== Data block

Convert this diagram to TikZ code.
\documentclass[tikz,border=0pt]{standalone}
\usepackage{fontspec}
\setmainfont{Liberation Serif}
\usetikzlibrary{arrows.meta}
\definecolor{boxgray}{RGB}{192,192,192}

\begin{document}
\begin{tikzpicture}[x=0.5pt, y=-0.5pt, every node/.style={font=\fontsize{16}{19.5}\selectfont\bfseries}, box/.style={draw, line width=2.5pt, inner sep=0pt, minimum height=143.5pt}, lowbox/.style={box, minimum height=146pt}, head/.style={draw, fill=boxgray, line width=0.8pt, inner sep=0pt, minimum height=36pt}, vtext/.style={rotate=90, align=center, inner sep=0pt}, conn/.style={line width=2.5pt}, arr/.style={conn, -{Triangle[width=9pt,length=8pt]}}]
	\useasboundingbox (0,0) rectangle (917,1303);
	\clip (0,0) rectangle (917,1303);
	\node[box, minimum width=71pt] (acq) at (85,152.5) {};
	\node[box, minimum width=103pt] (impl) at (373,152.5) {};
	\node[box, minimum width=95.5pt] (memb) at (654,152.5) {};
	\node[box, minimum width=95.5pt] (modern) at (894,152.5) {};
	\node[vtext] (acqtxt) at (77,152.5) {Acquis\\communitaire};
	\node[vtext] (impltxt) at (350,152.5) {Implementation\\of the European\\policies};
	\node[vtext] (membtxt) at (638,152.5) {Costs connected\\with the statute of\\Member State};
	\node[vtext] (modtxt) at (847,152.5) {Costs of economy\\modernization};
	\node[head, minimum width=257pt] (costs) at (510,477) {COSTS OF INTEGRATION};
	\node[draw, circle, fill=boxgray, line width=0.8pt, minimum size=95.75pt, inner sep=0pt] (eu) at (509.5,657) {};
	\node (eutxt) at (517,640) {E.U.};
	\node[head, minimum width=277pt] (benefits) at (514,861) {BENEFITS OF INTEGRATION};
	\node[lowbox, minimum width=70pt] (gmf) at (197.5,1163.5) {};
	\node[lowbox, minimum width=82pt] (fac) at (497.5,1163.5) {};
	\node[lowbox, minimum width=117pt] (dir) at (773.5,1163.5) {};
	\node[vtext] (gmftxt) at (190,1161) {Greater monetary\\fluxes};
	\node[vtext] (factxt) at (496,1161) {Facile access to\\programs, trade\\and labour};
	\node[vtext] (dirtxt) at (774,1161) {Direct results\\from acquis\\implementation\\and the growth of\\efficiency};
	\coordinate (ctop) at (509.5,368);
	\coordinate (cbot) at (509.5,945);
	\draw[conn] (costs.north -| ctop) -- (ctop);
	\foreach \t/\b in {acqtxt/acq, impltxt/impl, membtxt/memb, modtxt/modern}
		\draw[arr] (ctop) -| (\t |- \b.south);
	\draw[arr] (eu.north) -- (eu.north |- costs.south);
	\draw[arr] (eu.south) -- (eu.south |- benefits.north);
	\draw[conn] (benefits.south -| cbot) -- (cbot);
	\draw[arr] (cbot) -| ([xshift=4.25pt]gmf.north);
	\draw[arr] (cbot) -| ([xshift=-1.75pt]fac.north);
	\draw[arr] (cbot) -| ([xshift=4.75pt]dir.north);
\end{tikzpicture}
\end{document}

====

__Task brief__
Write out the data exactly as it stands.

__Solution to this exercise__
Convert this diagram to TikZ code.
\documentclass[tikz,border=0pt]{standalone}
\usepackage{fontspec}
\setmainfont{Liberation Serif}
\usetikzlibrary{arrows.meta}
\definecolor{boxgray}{RGB}{192,192,192}

\begin{document}
\begin{tikzpicture}[x=0.5pt, y=-0.5pt, every node/.style={font=\fontsize{16}{19.5}\selectfont\bfseries}, box/.style={draw, line width=2.5pt, inner sep=0pt, minimum height=143.5pt}, lowbox/.style={box, minimum height=146pt}, head/.style={draw, fill=boxgray, line width=0.8pt, inner sep=0pt, minimum height=36pt}, vtext/.style={rotate=90, align=center, inner sep=0pt}, conn/.style={line width=2.5pt}, arr/.style={conn, -{Triangle[width=9pt,length=8pt]}}]
	\useasboundingbox (0,0) rectangle (917,1303);
	\clip (0,0) rectangle (917,1303);
	\node[box, minimum width=71pt] (acq) at (85,152.5) {};
	\node[box, minimum width=103pt] (impl) at (373,152.5) {};
	\node[box, minimum width=95.5pt] (memb) at (654,152.5) {};
	\node[box, minimum width=95.5pt] (modern) at (894,152.5) {};
	\node[vtext] (acqtxt) at (77,152.5) {Acquis\\communitaire};
	\node[vtext] (impltxt) at (350,152.5) {Implementation\\of the European\\policies};
	\node[vtext] (membtxt) at (638,152.5) {Costs connected\\with the statute of\\Member State};
	\node[vtext] (modtxt) at (847,152.5) {Costs of economy\\modernization};
	\node[head, minimum width=257pt] (costs) at (510,477) {COSTS OF INTEGRATION};
	\node[draw, circle, fill=boxgray, line width=0.8pt, minimum size=95.75pt, inner sep=0pt] (eu) at (509.5,657) {};
	\node (eutxt) at (517,640) {E.U.};
	\node[head, minimum width=277pt] (benefits) at (514,861) {BENEFITS OF INTEGRATION};
	\node[lowbox, minimum width=70pt] (gmf) at (197.5,1163.5) {};
	\node[lowbox, minimum width=82pt] (fac) at (497.5,1163.5) {};
	\node[lowbox, minimum width=117pt] (dir) at (773.5,1163.5) {};
	\node[vtext] (gmftxt) at (190,1161) {Greater monetary\\fluxes};
	\node[vtext] (factxt) at (496,1161) {Facile access to\\programs, trade\\and labour};
	\node[vtext] (dirtxt) at (774,1161) {Direct results\\from acquis\\implementation\\and the growth of\\efficiency};
	\coordinate (ctop) at (509.5,368);
	\coordinate (cbot) at (509.5,945);
	\draw[conn] (costs.north -| ctop) -- (ctop);
	\foreach \t/\b in {acqtxt/acq, impltxt/impl, membtxt/memb, modtxt/modern}
		\draw[arr] (ctop) -| (\t |- \b.south);
	\draw[arr] (eu.north) -- (eu.north |- costs.south);
	\draw[arr] (eu.south) -- (eu.south |- benefits.north);
	\draw[conn] (benefits.south -| cbot) -- (cbot);
	\draw[arr] (cbot) -| ([xshift=4.25pt]gmf.north);
	\draw[arr] (cbot) -| ([xshift=-1.75pt]fac.north);
	\draw[arr] (cbot) -| ([xshift=4.75pt]dir.north);
\end{tikzpicture}
\end{document}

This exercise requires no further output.